Presépio

Uma nação não é uma terra de ninguém que alguém, em tempos, ocupou. É uma comunidade de crenças, valores e afetos forjados lenta e profundamente ao longo dos séculos.

Lembro-me dos tempos não muito distantes em que árvores de Natal e presépios conviviam no espaço público. As primeiras, talvez com origens pagãs, com cunho mais secular; os segundos, evocativos do significado cristão da data, mais carregados religiosamente. A convivência parece agora difícil. O presépio não apareceu junto da árvore de Natal no Parlamento, nem na Reitoria da minha Universidade, nem, julgo, em qualquer edifício público. Portugal é um estado laico, argumenta-se. Portugal é agora uma sociedade multicultural que acolhe muitos não-cristãos, reforçam outros. Mas, então, pergunto, porquê comemorar sequer o Natal? Porquê os feriados oficiais? O que acharão que se está a comemorar? Será apenas uma questão de tradição, uma tradição arcaica que o tempo tornou anacrónica?

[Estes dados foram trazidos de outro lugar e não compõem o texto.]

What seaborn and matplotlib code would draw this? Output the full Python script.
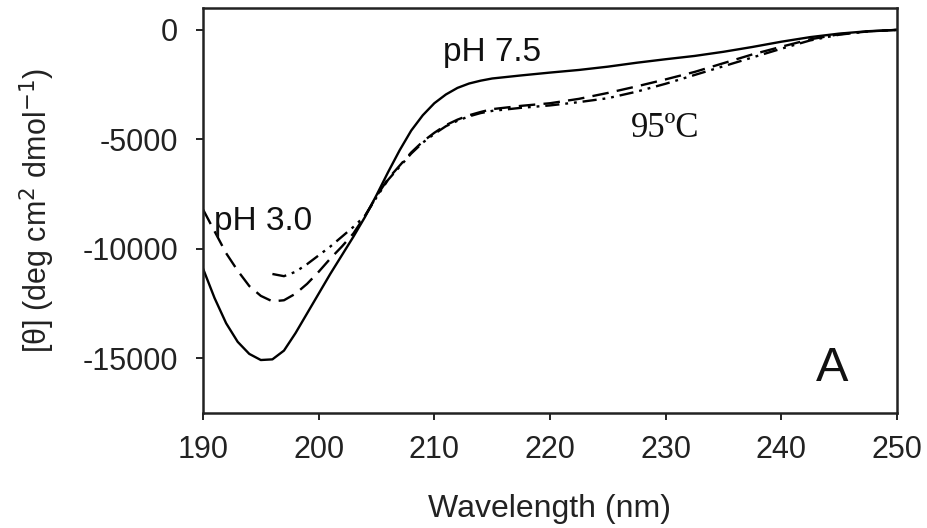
import matplotlib
matplotlib.use("Agg")
import matplotlib.pyplot as plt
import seaborn as sns
import pandas as pd

sns.set_theme(style="ticks")
plt.rcParams['font.family'] = ['Liberation Sans', 'DejaVu Sans']

# pH 7.5 (solid)
wl_ph75 = [190, 191, 192, 193, 194, 195, 196, 197, 198, 199, 200, 201, 202, 203, 204, 205, 206,
           207, 208, 209, 210, 211, 212, 213, 214, 215, 217.5, 220, 222.5, 225, 227.5, 230,
           232.5, 235, 237.5, 240, 242.5, 245, 247.5, 250]
th_ph75 = [-10900, -12250, -13400, -14250, -14800, -15080, -15050, -14650, -13850, -12950,
           -12050, -11150, -10300, -9450, -8550, -7550, -6500, -5500, -4600, -3900, -3350,
           -2950, -2650, -2450, -2320, -2220, -2080, -1950, -1830, -1680, -1500, -1340,
           -1190, -1000, -780, -540, -330, -170, -60, 0]

# pH 3.0 (dashed)
wl_ph30 = [190, 191, 192, 193, 194, 195, 196, 197, 198, 199, 200, 201, 202, 203, 204, 205, 206,
           207, 208, 209, 210, 211, 212, 213, 214, 215, 217.5, 220, 222.5, 225, 227.5, 230,
           232.5, 235, 237.5, 240, 242.5, 245, 247.5, 250]
th_ph30 = [-8200, -9200, -10200, -11000, -11700, -12150, -12400, -12350, -12050, -11600,
           -11050, -10450, -9900, -9300, -8500, -7600, -6800, -6200, -5600, -5100, -4700,
           -4350, -4100, -3900, -3750, -3620, -3470, -3350, -3150, -2880, -2580, -2260,
           -1920, -1520, -1120, -770, -430, -200, -70, 0]

# 95 C (dash-dot-dot)
wl_95 = [196, 197, 198, 199, 200, 201, 202, 203, 204, 205, 206, 207, 208, 209, 210, 211, 212,
         213, 214, 215, 217.5, 220, 222.5, 225, 227.5, 230, 232.5, 235, 237.5, 240, 242.5,
         245, 247.5, 250]
th_95 = [-11150, -11250, -11050, -10700, -10300, -9900, -9450, -9000, -8500, -7650, -6850,
         -6250, -5650, -5150, -4750, -4400, -4150, -3950, -3800, -3700, -3560, -3450, -3300,
         -3120, -2820, -2460, -2060, -1660, -1260, -860, -480, -220, -70, 0]

x_ticks = [190, 200, 210, 220, 230, 240, 250]
y_ticks = [0, -5000, -10000, -15000]

df75 = pd.DataFrame({"wl": wl_ph75, "theta": th_ph75})
df30 = pd.DataFrame({"wl": wl_ph30, "theta": th_ph30})
df95 = pd.DataFrame({"wl": wl_95, "theta": th_95})

W, H = 928, 528
fig = plt.figure(figsize=(W / 100, H / 100), dpi=100)
ax = fig.add_axes([203 / W, 1 - 413 / H, (897 - 203) / W, (413 - 8) / H])

lw = 1.7
sns.lineplot(data=df75, x="wl", y="theta", ax=ax, color="black", lw=lw)
sns.lineplot(data=df30, x="wl", y="theta", ax=ax, color="black", lw=lw).lines[-1].set_dashes([7, 3.5])
sns.lineplot(data=df95, x="wl", y="theta", ax=ax, color="black", lw=lw).lines[-1].set_dashes(
    [6, 2.5, 1.2, 2.5, 1.2, 2.5])

ax.set_xlim(190, 250)
ax.set_ylim(-17500, 1000)
ax.set_xticks(x_ticks)
ax.set_yticks(y_ticks)
ax.set_xticklabels([str(t) for t in x_ticks])
ax.set_yticklabels([str(t) for t in y_ticks])

for s in ax.spines.values():
    s.set_visible(True)
    s.set_linewidth(1.8)
    s.set_color("#222222")
ax.tick_params(axis="both", direction="out", length=5, width=1.4, colors="#222222",
               labelsize=22, labelcolor="#222222")
ax.tick_params(axis="y", pad=13)
ax.tick_params(axis="x", pad=11)

ax.set_xlabel("Wavelength (nm)", fontsize=23, color="#222222", labelpad=21)
ax.set_ylabel(r"[$\mathregular{\theta}$] (deg cm$^2$ dmol$^{-1}$)", fontsize=22,
              color="#222222", labelpad=18)


def px(x, y):
    return x / W, 1 - y / H


ax.text(*px(443, 61), "pH 7.5", transform=fig.transFigure, fontsize=24, color="#111111")
ax.text(*px(214, 230), "pH 3.0", transform=fig.transFigure, fontsize=24, color="#111111")
ax.text(*px(631, 137), "95ºC", transform=fig.transFigure, fontsize=25, color="#111111",
        family=["Liberation Serif", "DejaVu Serif"])
ax.text(*px(816, 381), "A", transform=fig.transFigure, fontsize=35, color="#111111")

fig.savefig("out.png", dpi=100)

Não tenho a graça da Fé. Ser agnóstico, contudo, não me impede de reconhecer quanto a nossa civilização, o que somos, o que acreditamos, o que consideramos natural e justo, moral ou imoral, está imbuído dos valores do Cristianismo – um ponto que o historiador Tom Holland tem feito com particular brilhantismo. As igrejas podem estar vazias e as vocações podem escassear, mas, sem que disso tenhamos necessariamente consciência (como não temos consciência de respirar), foi o Cristianismo que forjou os valores que ordenam a nossa vida em sociedade, desde o secularismo ao respeito pelos mais fracos, passando pela moral sexual. Tom Holland nota mesmo que todas as revoluções da era moderna – americana, francesa e russa -, ou as lutas pelos direitos cívicos – dos negros, das mulheres ou gay -, bebem na ideia profundamente cristã de que Deus está mais próximo dos fracos do que dos poderosos, de que o último será o primeiro.
As sociedades no Ocidente encontram-se, assim, recheadas de pressupostos, normas e referências cristãs. E, por isso, as suas (nossas) instituições (o conjunto de princípios escritos ou implícitos que regem a vida coletiva) não são universais. A separação entre o secular e o religioso não é universal, o conceito de que todos os seres humanos têm direitos naturais não é universal, a ideia de liberdade e de livre arbítrio não é universal, a ideia de igualdade entre homens e mulheres não é universal, a separação entre a igreja e o estado não é universal, a ideia de que todas as religiões são iguais não é universal, (como o massacre do Charlie Hedbo ocorrido há precisamente 10 anos nos recorda). Pensar o contrário, nota Holland, é prova de quão cristãos somos.
Uma nação não é uma terra de ninguém que alguém, em tempos, ocupou. É uma comunidade de crenças, valores e afetos forjados lenta e profundamente ao longo dos séculos. A nossa reflete muitas influências, certamente, mas foi forjada principalmente pelo Cristianismo. Quando se renega esta referência renegamo-nos. E os outros? Aqueles que convidamos para a nossa casa e que não comungam desta mundivisão, pois ela não é universal nem naturalmente partilhada por todos? O que quem acolhe deve esperar é respeito e aceitação das regras e crenças da casa hospitaleira. O que não parece razoável é ser-se convidado e querer comportar-se na casa de terceiros como se da nossa se tratasse. Quando isso não é possível porque representa uma distorção implausível da religião ou valores dos convidados, mais vale manter as portas fechadas.